Too often when people get a phone number to call or a contact to e-mail, they don’t follow up, Hanson said. They might be scared, afraid of rejection, or not ready to take lower-paid work.

“They say they’re going to call, but a lot of times they don’t,” he said.

Part-time jobs and wage cuts

This leads to more trouble because the longer people are out of work, the less they are likely to make when they find a job.

People lose earning power after a layoff because they can’t find full-time work, a problem that’s been especially pronounced in this recovery, said Farber, the economist at Princeton.

In every recession since 1980, 12 or 13 percent of people who lost full-time jobs ended up in part-time work. The Great Recession was different, with the share of people ending up in part-time jobs rising to 20 percent.

“The earnings losses are huge, but mostly because the people can’t find full-time work,” Farber said.

Meanwhile, many companies are still cutting wages. During and after recessions, employers try to cut costs without hurting employee morale too much, so they freeze wages, a phenomenon economists at the San Francisco Fed call “pent-up wage cuts.”

“The fraction of individuals receiving no change in their wage has been larger in this recession than in past recessions,” Daly said.

These wage freezes cut into people’s standard of living over time, have been especially severe in this recovery, and have held on longer because inflation is so low, she said.

“Employers traditionally let inflation erode the value of the real wage in downturns, but in a low-inflation environment that’s less possible,” said Mary Daly, an economist at the San Francisco Fed.

A harsh reality

Keith Cushman’s workload had been waning and a manager from Philadelphia was in the office, which he did not take as a good sign. She said hello as she whisked by his cubicle.

“I knew something was going to happen,” he said. “I was hoping it wasn’t going to be me.”

Fifteen minutes later she called Cushman into a conference room.

It was the end of 2009, and Cushman, then the father of two, had been writing policies and procedures for Wells Fargo Auto Finance. The last time he had been laid off he found a job right away. This time, it took almost two years.
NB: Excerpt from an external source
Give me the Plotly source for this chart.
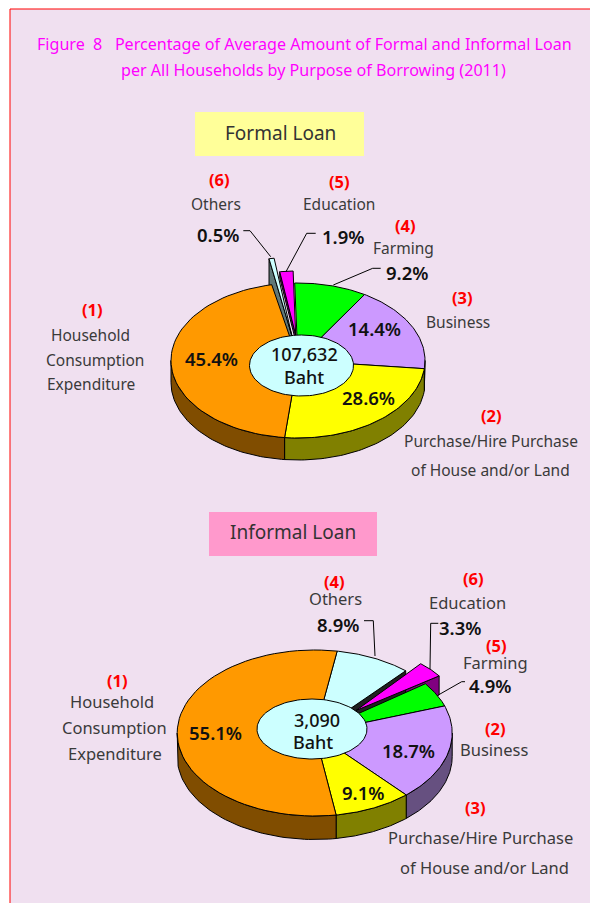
import math
import plotly.graph_objects as go

# ---- data ----
slice_colors = {"green": "#00FF00", "purple": "#CC99FF", "yellow": "#FFFF00", "orange": "#FF9900",
                "cyan": "#CCFFFF", "magenta": "#FF00FF"}
rim_colors = {"green": "#008000", "purple": "#665080", "yellow": "#808000", "orange": "#804D00",
              "cyan": "#607878", "magenta": "#800080"}

# Formal loan: share of the ring as drawn in the picture (clockwise from the start angle)
formal_names = ["green", "purple", "yellow", "orange"]
formal_drawn = [9.2, 17.9, 25.0, 45.0]
formal_labels = [9.2, 14.4, 28.6, 45.4, 0.5, 1.9]
formal_total = "107,632"

# Informal loan: clockwise from the start angle
informal_names = ["cyan", "gap", "green", "purple", "yellow", "orange"]
informal_values = [8.9, 3.3, 4.9, 18.7, 9.1, 55.1]
informal_total = "3,090"

TEXT = "#3A3A3A"
FONT = "Noto Sans"

fig = go.Figure()


def pt(p, ang):
    a = math.radians(ang)
    return p["cx"] + p["rx"] * math.sin(a), p["cy"] - p["ry"] * math.cos(a)


def arc(p, a0, a1, n=60):
    return [pt(p, a0 + (a1 - a0) * i / n) for i in range(n + 1)]


def poly(pts, fill, lw=1.0):
    fig.add_trace(go.Scatter(x=[q[0] for q in pts], y=[q[1] for q in pts], mode="lines",
                             fill="toself", fillcolor=fill, line=dict(color="black", width=lw),
                             hoverinfo="skip", showlegend=False))


def wedge(p, a0, a1, fill):
    poly([(p["cx"], p["cy"])] + arc(p, a0, a1) + [(p["cx"], p["cy"])], fill)


def rim(p, a0, a1, fill):
    lo, hi = max(a0, 90), min(a1, 270)
    if hi <= lo:
        return
    top = arc(p, lo, hi)
    bot = [(x, y + p["depth"]) for x, y in reversed(top)]
    poly(top + bot + [top[0]], fill)


def side(p, ang, fill):
    o = pt(p, ang)
    d = p["depth"]
    poly([(p["cx"], p["cy"]), o, (o[0], o[1] + d), (p["cx"], p["cy"] + d), (p["cx"], p["cy"])], fill)


def hole(cx, cy, rx, ry):
    poly(arc(dict(cx=cx, cy=cy, rx=rx, ry=ry), 0, 360, 120), "#CCFFFF")


# ---- formal pie ----
P1 = dict(cx=298, cy=360.5, rx=127, ry=77.5, depth=22)
cyan_f = dict(cx=291.7, cy=335, rx=128, ry=77.5, depth=26)
mag_f = dict(cx=295.7, cy=335, rx=105, ry=64, depth=6)
side(cyan_f, 349.8, rim_colors["cyan"])
side(mag_f, 351.25, rim_colors["magenta"])
a = -1.5
spans = []
for n, v in zip(formal_names, formal_drawn):
    spans.append((n, a, a + v * 3.6))
    a += v * 3.6
for n, a0, a1 in spans:
    rim(P1, a0, a1, rim_colors[n])
for n, a0, a1 in spans:
    wedge(P1, a0, a1, slice_colors[n])
wedge(cyan_f, 349.8, 352.1, slice_colors["cyan"])
wedge(mag_f, 351.25, 358.6, slice_colors["magenta"])
hole(301.5, 365.5, 52, 30.5)

# ---- informal pie ----
P2 = dict(cx=314.7, cy=733, rx=137.5, ry=83, depth=23.5)
mag_i = dict(cx=356, cy=710.5, rx=101, ry=60.9, depth=19)
side(mag_i, 55.4, rim_colors["magenta"])
a = 9.4
spans = []
for n, v in zip(informal_names, informal_values):
    spans.append((n, a, a + v * 3.6))
    a += v * 3.6
cyan_end = spans[0][2]
side(P2, cyan_end, "#202020")
for n, a0, a1 in spans:
    if n != "gap":
        rim(P2, a0, a1, rim_colors[n])
for n, a0, a1 in spans:
    if n != "gap":
        wedge(P2, a0, a1, slice_colors[n])
wedge(mag_i, 39.3, 55.4, slice_colors["magenta"])
hole(312, 729, 55, 30)

fig.update_layout(
    width=590, height=903, margin=dict(l=0, r=0, t=0, b=0),
    paper_bgcolor="white", plot_bgcolor="rgba(0,0,0,0)",
    xaxis=dict(range=[0, 590], visible=False, fixedrange=True),
    yaxis=dict(range=[903, 0], visible=False, fixedrange=True),
    showlegend=False,
)

# ---- frame and label boxes ----
shapes = [
    dict(type="rect", x0=10, y0=9, x1=620, y1=940, fillcolor="#F0E0F0", line=dict(color="#FF0000", width=1), layer="below"),
    dict(type="rect", x0=195, y0=112, x1=364, y1=156, fillcolor="#FFFF99", line=dict(width=0), layer="below"),
    dict(type="rect", x0=209, y0=512, x1=377, y1=556, fillcolor="#FF99CC", line=dict(width=0), layer="below"),
]
leaders = [
    [(243.3, 230.7), (250, 230.7), (270.7, 256.7)],
    [(315.7, 233.3), (306.7, 233.3), (286, 271.7)],
    [(380.7, 268.3), (372.7, 268.3), (333.3, 285)],
    [(364, 620.7), (373.3, 620.7), (375, 656)],
    [(438.3, 623.3), (430.7, 623.3), (430, 669)],
    [(465, 681.7), (461.7, 681.7), (438.3, 695)],
]
for L in leaders:
    for (x0, y0), (x1, y1) in zip(L, L[1:]):
        shapes.append(dict(type="line", x0=x0, y0=y0, x1=x1, y1=y1, line=dict(color="black", width=1)))
fig.update_layout(shapes=shapes)


def T(x, y, s, size=15, color=TEXT, weight=400):
    fig.add_annotation(x=x, y=y, text=s, showarrow=False,
                       xanchor="center", yanchor="middle",
                       font=dict(family=FONT, size=size, color=color, weight=weight))


def pct(v):
    return f"{v:.1f}%"


T(304, 44, "Figure&nbsp;&nbsp;8&nbsp;&nbsp;&nbsp;Percentage of Average Amount of Formal and Informal Loan", 16.1, "#FF00FF")
T(313, 70, "per All Households by Purpose of Borrowing (2011)", 16.1, "#FF00FF")
T(280, 133, "Formal Loan", 19, "#333333")
T(293, 532, "Informal Loan", 19, "#333333")

for x, y, s in [(219, 179, "(6)"), (339, 181, "(5)"), (405, 225, "(4)"), (462, 297, "(3)"), (491, 415, "(2)"), (92, 309, "(1)"),
                (334, 581, "(4)"), (473, 578, "(6)"), (496, 645, "(5)"), (495, 728, "(2)"), (475, 807, "(3)"), (117, 680, "(1)")]:
    T(x, y, s, 16.5, "#FF0000", 700)

for x, y, s in [(216, 204, "Others"), (339, 204, "Education"), (403, 248, "Farming"), (458, 322, "Business"),
                (491, 441, "Purchase/Hire Purchase"), (490, 470, "of House and/or Land"),
                (90, 335, "Household"), (95, 360, "Consumption"), (91, 384, "Expenditure")]:
    T(x, y, s, 15.5)
for x, y, s in [(335, 598, "Others"), (467, 602, "Education"), (495, 662, "Farming"), (494, 749, "Business"),
                (480, 837, "Purchase/Hire Purchase"), (484, 867, "of House and/or Land"),
                (112, 701, "Household"), (114, 727, "Consumption"), (115, 753, "Expenditure")]:
    T(x, y, s, 16.5)

fpos = [(407, 272), (374, 328), (368, 397), (211, 358), (218, 234), (343, 236)]
for (x, y), v in zip(fpos, formal_labels):
    T(x, y, pct(v), 18.5, "#111111", 600)
ipos = [(338, 624), (460, 627), (490, 685), (408, 750), (363, 792), (215, 732)]
for (x, y), v in zip(ipos, informal_values):
    T(x, y, pct(v), 18.5, "#111111", 600)

T(304, 354, formal_total, 18, "#111111", 500)
T(304, 377, "Baht", 18, "#111111", 500)
T(317, 720, informal_total, 18, "#111111", 500)
T(313, 742, "Baht", 18, "#111111", 500)

fig.write_html("out.html", config={"displayModeBar": False},
               post_script="document.body.style.margin='0';document.body.style.overflow='hidden';")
He studied accounting, hoping to switch careers, but he needed work badly so he took a temp job processing mortgages for Wells Fargo.
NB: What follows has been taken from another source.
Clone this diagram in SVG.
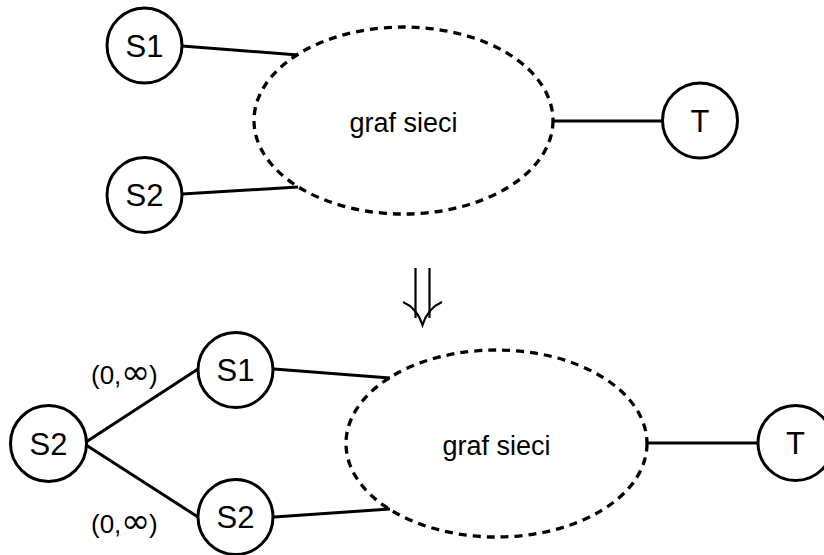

“I was down to my last three weeks of unemployment when I got a job,” he said.

The mortgage market has been slow to recover since the downturn, and he lost the new job in 2013.

Cushman and his wife now have four children, including twin sons born in 2012, and they live in Cologne. His wife used to work, but now she takes care of the little boys. He applies for jobs, helps her make breakfast, tries to connect with people on the phone, attends two networking groups a week, and is hoping to take a CPA exam in the spring.

He feels like the job market is improving — better jobs are available, and job clubs he goes to are shrinking. But everything depends on him finding the right job, one that pays “what he needs to live” and offers good health insurance. So far he hasn’t found it.

“That reality seems to be a little harsher than I thought it was going to be,” Cushman said. “Until I get a job, I won’t know how harsh it is.”